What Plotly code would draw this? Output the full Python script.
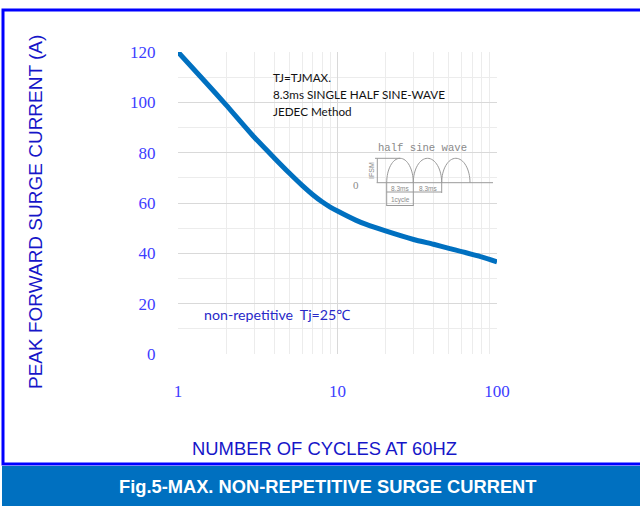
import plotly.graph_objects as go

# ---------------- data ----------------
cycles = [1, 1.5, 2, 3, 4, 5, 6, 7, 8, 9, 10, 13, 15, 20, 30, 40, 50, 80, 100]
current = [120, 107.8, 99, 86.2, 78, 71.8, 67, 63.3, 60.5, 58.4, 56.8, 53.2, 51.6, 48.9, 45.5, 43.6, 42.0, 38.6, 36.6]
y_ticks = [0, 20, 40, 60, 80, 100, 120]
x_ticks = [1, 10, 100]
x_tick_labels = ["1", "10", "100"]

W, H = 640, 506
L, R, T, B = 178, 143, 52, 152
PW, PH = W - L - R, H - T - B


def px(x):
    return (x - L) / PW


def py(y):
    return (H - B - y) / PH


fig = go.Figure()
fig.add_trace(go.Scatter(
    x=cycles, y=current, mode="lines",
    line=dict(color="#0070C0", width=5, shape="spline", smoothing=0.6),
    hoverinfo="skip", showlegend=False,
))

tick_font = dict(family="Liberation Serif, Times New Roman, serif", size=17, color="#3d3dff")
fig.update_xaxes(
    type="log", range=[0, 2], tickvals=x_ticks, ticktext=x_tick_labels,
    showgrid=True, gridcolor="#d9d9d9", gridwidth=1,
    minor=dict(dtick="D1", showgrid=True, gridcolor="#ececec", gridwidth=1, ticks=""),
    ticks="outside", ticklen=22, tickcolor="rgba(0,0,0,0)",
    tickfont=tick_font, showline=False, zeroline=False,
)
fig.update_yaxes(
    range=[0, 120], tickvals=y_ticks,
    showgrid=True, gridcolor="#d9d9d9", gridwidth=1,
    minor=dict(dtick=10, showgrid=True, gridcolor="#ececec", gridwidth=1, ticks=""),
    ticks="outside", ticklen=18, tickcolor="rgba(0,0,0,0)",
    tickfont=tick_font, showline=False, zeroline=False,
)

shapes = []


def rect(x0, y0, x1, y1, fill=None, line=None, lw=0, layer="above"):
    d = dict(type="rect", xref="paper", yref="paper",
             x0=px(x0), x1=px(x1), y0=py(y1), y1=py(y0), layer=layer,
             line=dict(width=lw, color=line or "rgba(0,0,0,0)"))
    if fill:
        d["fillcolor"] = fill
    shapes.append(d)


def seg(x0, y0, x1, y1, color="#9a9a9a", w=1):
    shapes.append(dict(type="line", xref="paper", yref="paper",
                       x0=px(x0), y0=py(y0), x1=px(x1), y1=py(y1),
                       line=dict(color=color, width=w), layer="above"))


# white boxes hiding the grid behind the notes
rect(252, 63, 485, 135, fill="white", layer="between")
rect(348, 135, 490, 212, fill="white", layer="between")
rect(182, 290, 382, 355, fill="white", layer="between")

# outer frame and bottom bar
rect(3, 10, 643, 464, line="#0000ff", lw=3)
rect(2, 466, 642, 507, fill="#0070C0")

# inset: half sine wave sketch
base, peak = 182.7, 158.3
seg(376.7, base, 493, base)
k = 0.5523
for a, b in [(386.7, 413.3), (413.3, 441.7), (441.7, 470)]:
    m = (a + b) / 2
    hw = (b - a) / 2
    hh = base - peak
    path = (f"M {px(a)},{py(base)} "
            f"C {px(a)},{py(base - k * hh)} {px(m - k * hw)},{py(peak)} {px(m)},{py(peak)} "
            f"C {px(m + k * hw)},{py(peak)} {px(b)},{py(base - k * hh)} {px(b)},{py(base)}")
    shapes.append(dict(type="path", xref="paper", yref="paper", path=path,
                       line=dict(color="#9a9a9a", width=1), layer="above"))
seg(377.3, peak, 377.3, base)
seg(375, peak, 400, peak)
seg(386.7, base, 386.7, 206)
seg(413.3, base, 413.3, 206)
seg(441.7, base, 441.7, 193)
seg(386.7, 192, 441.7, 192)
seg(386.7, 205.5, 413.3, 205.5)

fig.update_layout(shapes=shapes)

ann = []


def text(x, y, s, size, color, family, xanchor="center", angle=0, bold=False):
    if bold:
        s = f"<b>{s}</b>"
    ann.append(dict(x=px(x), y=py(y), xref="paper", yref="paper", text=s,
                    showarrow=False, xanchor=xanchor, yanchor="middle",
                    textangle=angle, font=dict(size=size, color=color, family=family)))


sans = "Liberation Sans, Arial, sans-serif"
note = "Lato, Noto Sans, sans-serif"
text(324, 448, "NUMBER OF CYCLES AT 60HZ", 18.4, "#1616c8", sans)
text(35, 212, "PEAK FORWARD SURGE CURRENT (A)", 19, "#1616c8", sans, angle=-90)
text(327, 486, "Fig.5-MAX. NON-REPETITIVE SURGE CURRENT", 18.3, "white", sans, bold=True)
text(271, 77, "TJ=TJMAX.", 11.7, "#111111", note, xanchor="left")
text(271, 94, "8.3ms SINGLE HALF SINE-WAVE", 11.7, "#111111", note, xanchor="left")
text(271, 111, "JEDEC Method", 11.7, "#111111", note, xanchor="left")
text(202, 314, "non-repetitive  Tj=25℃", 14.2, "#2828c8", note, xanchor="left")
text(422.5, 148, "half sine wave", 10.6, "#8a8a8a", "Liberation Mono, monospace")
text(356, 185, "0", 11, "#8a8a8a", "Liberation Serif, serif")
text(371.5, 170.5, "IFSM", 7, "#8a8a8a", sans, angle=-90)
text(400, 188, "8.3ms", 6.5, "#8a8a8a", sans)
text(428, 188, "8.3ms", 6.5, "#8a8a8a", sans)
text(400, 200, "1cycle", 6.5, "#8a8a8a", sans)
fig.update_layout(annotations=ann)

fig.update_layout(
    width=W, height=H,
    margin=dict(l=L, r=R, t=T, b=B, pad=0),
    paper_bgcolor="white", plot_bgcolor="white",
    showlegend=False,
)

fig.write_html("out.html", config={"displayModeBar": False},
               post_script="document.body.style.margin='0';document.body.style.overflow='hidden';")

## WHAT YOU SHOULD DO
Reproduce all of the material above word for word. Omit the pictures.

## FINISHED EXERCISE
What Plotly code would draw this? Output the full Python script.
import plotly.graph_objects as go

# ---------------- data ----------------
cycles = [1, 1.5, 2, 3, 4, 5, 6, 7, 8, 9, 10, 13, 15, 20, 30, 40, 50, 80, 100]
current = [120, 107.8, 99, 86.2, 78, 71.8, 67, 63.3, 60.5, 58.4, 56.8, 53.2, 51.6, 48.9, 45.5, 43.6, 42.0, 38.6, 36.6]
y_ticks = [0, 20, 40, 60, 80, 100, 120]
x_ticks = [1, 10, 100]
x_tick_labels = ["1", "10", "100"]

W, H = 640, 506
L, R, T, B = 178, 143, 52, 152
PW, PH = W - L - R, H - T - B


def px(x):
    return (x - L) / PW


def py(y):
    return (H - B - y) / PH


fig = go.Figure()
fig.add_trace(go.Scatter(
    x=cycles, y=current, mode="lines",
    line=dict(color="#0070C0", width=5, shape="spline", smoothing=0.6),
    hoverinfo="skip", showlegend=False,
))

tick_font = dict(family="Liberation Serif, Times New Roman, serif", size=17, color="#3d3dff")
fig.update_xaxes(
    type="log", range=[0, 2], tickvals=x_ticks, ticktext=x_tick_labels,
    showgrid=True, gridcolor="#d9d9d9", gridwidth=1,
    minor=dict(dtick="D1", showgrid=True, gridcolor="#ececec", gridwidth=1, ticks=""),
    ticks="outside", ticklen=22, tickcolor="rgba(0,0,0,0)",
    tickfont=tick_font, showline=False, zeroline=False,
)
fig.update_yaxes(
    range=[0, 120], tickvals=y_ticks,
    showgrid=True, gridcolor="#d9d9d9", gridwidth=1,
    minor=dict(dtick=10, showgrid=True, gridcolor="#ececec", gridwidth=1, ticks=""),
    ticks="outside", ticklen=18, tickcolor="rgba(0,0,0,0)",
    tickfont=tick_font, showline=False, zeroline=False,
)

shapes = []


def rect(x0, y0, x1, y1, fill=None, line=None, lw=0, layer="above"):
    d = dict(type="rect", xref="paper", yref="paper",
             x0=px(x0), x1=px(x1), y0=py(y1), y1=py(y0), layer=layer,
             line=dict(width=lw, color=line or "rgba(0,0,0,0)"))
    if fill:
        d["fillcolor"] = fill
    shapes.append(d)


def seg(x0, y0, x1, y1, color="#9a9a9a", w=1):
    shapes.append(dict(type="line", xref="paper", yref="paper",
                       x0=px(x0), y0=py(y0), x1=px(x1), y1=py(y1),
                       line=dict(color=color, width=w), layer="above"))


# white boxes hiding the grid behind the notes
rect(252, 63, 485, 135, fill="white", layer="between")
rect(348, 135, 490, 212, fill="white", layer="between")
rect(182, 290, 382, 355, fill="white", layer="between")

# outer frame and bottom bar
rect(3, 10, 643, 464, line="#0000ff", lw=3)
rect(2, 466, 642, 507, fill="#0070C0")

# inset: half sine wave sketch
base, peak = 182.7, 158.3
seg(376.7, base, 493, base)
k = 0.5523
for a, b in [(386.7, 413.3), (413.3, 441.7), (441.7, 470)]:
    m = (a + b) / 2
    hw = (b - a) / 2
    hh = base - peak
    path = (f"M {px(a)},{py(base)} "
            f"C {px(a)},{py(base - k * hh)} {px(m - k * hw)},{py(peak)} {px(m)},{py(peak)} "
            f"C {px(m + k * hw)},{py(peak)} {px(b)},{py(base - k * hh)} {px(b)},{py(base)}")
    shapes.append(dict(type="path", xref="paper", yref="paper", path=path,
                       line=dict(color="#9a9a9a", width=1), layer="above"))
seg(377.3, peak, 377.3, base)
seg(375, peak, 400, peak)
seg(386.7, base, 386.7, 206)
seg(413.3, base, 413.3, 206)
seg(441.7, base, 441.7, 193)
seg(386.7, 192, 441.7, 192)
seg(386.7, 205.5, 413.3, 205.5)

fig.update_layout(shapes=shapes)

ann = []


def text(x, y, s, size, color, family, xanchor="center", angle=0, bold=False):
    if bold:
        s = f"<b>{s}</b>"
    ann.append(dict(x=px(x), y=py(y), xref="paper", yref="paper", text=s,
                    showarrow=False, xanchor=xanchor, yanchor="middle",
                    textangle=angle, font=dict(size=size, color=color, family=family)))


sans = "Liberation Sans, Arial, sans-serif"
note = "Lato, Noto Sans, sans-serif"
text(324, 448, "NUMBER OF CYCLES AT 60HZ", 18.4, "#1616c8", sans)
text(35, 212, "PEAK FORWARD SURGE CURRENT (A)", 19, "#1616c8", sans, angle=-90)
text(327, 486, "Fig.5-MAX. NON-REPETITIVE SURGE CURRENT", 18.3, "white", sans, bold=True)
text(271, 77, "TJ=TJMAX.", 11.7, "#111111", note, xanchor="left")
text(271, 94, "8.3ms SINGLE HALF SINE-WAVE", 11.7, "#111111", note, xanchor="left")
text(271, 111, "JEDEC Method", 11.7, "#111111", note, xanchor="left")
text(202, 314, "non-repetitive  Tj=25℃", 14.2, "#2828c8", note, xanchor="left")
text(422.5, 148, "half sine wave", 10.6, "#8a8a8a", "Liberation Mono, monospace")
text(356, 185, "0", 11, "#8a8a8a", "Liberation Serif, serif")
text(371.5, 170.5, "IFSM", 7, "#8a8a8a", sans, angle=-90)
text(400, 188, "8.3ms", 6.5, "#8a8a8a", sans)
text(428, 188, "8.3ms", 6.5, "#8a8a8a", sans)
text(400, 200, "1cycle", 6.5, "#8a8a8a", sans)
fig.update_layout(annotations=ann)

fig.update_layout(
    width=W, height=H,
    margin=dict(l=L, r=R, t=T, b=B, pad=0),
    paper_bgcolor="white", plot_bgcolor="white",
    showlegend=False,
)

fig.write_html("out.html", config={"displayModeBar": False},
               post_script="document.body.style.margin='0';document.body.style.overflow='hidden';")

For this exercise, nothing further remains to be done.